> **STATED GOAL**
Give only the number of lines that include the string "this".

> **PROVIDED RECORDS**
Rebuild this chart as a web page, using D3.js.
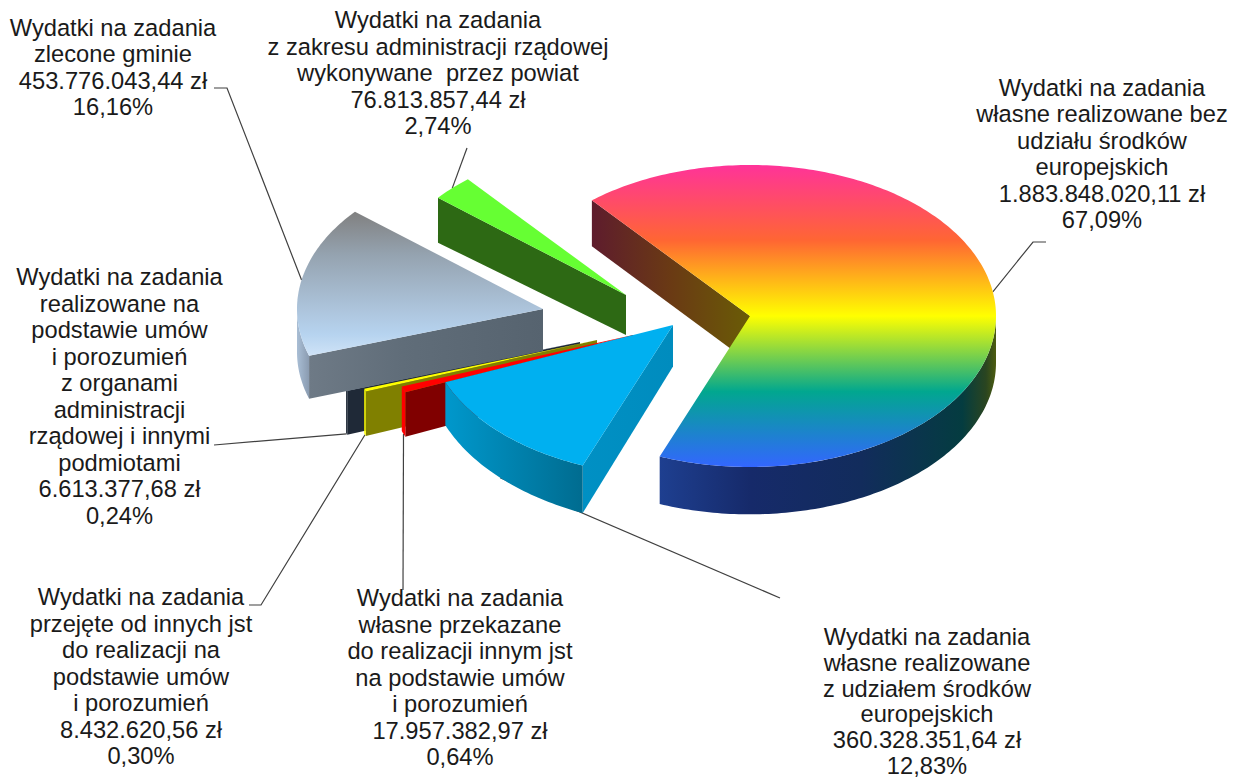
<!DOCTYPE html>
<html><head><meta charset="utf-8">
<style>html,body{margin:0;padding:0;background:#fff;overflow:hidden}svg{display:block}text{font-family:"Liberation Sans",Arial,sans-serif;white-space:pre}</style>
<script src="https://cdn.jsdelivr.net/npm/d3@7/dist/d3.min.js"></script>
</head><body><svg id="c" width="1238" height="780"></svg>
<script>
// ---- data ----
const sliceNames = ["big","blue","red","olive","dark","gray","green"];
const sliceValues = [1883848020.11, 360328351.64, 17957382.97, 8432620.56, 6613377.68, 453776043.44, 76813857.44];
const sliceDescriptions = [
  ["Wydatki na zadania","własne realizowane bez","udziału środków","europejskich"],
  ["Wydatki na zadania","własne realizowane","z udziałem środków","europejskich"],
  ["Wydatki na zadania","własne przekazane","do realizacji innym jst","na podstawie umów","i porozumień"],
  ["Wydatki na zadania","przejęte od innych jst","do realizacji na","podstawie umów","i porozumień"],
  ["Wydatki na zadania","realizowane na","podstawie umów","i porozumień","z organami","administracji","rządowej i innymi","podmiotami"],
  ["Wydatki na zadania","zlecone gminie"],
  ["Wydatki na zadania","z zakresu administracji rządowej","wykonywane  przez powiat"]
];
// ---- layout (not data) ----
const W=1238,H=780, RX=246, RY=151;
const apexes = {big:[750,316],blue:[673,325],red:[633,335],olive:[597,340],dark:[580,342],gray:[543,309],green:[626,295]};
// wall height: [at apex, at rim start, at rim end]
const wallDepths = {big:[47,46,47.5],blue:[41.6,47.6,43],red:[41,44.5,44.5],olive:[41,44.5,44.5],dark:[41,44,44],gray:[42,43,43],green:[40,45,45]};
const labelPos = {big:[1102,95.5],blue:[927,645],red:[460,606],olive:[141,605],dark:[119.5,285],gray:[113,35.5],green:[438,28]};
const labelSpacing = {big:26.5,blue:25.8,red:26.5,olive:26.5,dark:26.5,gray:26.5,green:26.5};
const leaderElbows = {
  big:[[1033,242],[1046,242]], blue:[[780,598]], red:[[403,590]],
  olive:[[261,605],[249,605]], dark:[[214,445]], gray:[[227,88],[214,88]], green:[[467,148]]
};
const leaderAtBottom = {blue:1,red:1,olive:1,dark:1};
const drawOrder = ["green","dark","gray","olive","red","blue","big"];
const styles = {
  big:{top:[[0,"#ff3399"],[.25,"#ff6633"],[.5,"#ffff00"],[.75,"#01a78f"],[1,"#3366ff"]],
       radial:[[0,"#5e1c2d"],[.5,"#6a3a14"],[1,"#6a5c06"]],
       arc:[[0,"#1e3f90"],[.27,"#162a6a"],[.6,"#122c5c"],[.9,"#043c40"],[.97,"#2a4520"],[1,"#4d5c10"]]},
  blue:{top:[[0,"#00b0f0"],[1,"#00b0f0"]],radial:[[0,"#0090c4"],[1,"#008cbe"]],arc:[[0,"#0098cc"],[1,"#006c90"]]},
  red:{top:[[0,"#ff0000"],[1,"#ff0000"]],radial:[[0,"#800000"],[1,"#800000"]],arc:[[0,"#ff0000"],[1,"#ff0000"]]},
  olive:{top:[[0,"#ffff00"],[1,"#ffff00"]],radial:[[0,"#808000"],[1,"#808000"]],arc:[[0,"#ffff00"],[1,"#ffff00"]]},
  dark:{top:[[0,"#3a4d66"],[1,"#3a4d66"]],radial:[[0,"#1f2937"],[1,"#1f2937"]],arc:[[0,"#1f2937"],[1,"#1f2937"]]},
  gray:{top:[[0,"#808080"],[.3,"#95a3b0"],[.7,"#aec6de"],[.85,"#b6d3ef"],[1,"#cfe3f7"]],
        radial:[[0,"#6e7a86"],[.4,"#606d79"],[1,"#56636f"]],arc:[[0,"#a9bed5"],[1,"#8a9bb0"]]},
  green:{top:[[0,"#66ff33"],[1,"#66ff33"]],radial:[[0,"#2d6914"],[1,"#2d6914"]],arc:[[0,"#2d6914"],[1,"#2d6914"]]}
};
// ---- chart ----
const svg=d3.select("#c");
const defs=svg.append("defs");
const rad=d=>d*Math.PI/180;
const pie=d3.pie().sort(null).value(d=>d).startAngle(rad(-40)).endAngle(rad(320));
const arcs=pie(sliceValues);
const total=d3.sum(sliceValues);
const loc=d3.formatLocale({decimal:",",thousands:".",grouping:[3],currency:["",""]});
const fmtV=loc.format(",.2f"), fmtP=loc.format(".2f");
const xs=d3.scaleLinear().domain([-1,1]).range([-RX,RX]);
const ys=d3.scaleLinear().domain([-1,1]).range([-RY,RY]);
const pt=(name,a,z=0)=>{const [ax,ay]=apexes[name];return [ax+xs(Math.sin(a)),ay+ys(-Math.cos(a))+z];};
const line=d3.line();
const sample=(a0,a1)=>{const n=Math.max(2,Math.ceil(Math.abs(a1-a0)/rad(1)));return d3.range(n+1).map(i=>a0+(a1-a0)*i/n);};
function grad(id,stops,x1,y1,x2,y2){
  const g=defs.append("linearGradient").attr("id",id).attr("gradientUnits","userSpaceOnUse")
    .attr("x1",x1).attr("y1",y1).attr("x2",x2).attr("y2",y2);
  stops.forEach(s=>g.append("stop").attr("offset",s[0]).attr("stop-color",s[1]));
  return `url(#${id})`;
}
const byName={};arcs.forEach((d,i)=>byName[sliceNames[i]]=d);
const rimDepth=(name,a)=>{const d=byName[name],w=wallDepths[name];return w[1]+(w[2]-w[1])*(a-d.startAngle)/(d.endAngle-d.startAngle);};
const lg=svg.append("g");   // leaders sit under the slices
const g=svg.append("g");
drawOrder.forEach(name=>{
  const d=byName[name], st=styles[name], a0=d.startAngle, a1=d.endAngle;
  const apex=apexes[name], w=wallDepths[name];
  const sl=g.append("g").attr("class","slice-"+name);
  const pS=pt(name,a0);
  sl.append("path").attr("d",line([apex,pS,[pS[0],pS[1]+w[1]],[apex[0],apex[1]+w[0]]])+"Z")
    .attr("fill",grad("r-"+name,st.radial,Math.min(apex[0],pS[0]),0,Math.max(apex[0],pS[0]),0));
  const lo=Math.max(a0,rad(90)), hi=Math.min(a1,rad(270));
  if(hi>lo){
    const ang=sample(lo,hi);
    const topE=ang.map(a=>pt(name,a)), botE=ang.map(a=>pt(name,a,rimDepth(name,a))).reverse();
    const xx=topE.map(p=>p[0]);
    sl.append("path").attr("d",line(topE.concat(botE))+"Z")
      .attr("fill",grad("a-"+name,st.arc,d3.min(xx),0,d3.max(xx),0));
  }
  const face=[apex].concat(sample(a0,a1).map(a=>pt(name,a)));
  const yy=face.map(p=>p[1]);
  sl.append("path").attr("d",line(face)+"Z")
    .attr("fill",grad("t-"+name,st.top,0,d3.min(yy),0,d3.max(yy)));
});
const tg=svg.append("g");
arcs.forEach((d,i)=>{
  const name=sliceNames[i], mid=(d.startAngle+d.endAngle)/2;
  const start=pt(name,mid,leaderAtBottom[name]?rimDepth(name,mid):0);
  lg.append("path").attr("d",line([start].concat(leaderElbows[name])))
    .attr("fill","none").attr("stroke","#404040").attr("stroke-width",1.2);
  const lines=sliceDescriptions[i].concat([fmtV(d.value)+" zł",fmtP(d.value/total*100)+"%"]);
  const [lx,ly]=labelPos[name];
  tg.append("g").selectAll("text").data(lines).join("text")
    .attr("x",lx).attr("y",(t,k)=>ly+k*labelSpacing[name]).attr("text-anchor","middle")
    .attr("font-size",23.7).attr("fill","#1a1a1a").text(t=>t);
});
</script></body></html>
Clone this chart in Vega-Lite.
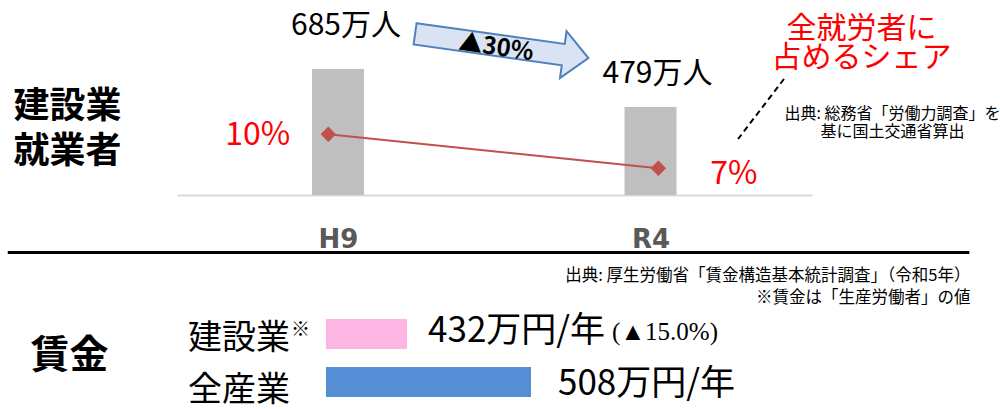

> **PROBLEM SOLUTION**
2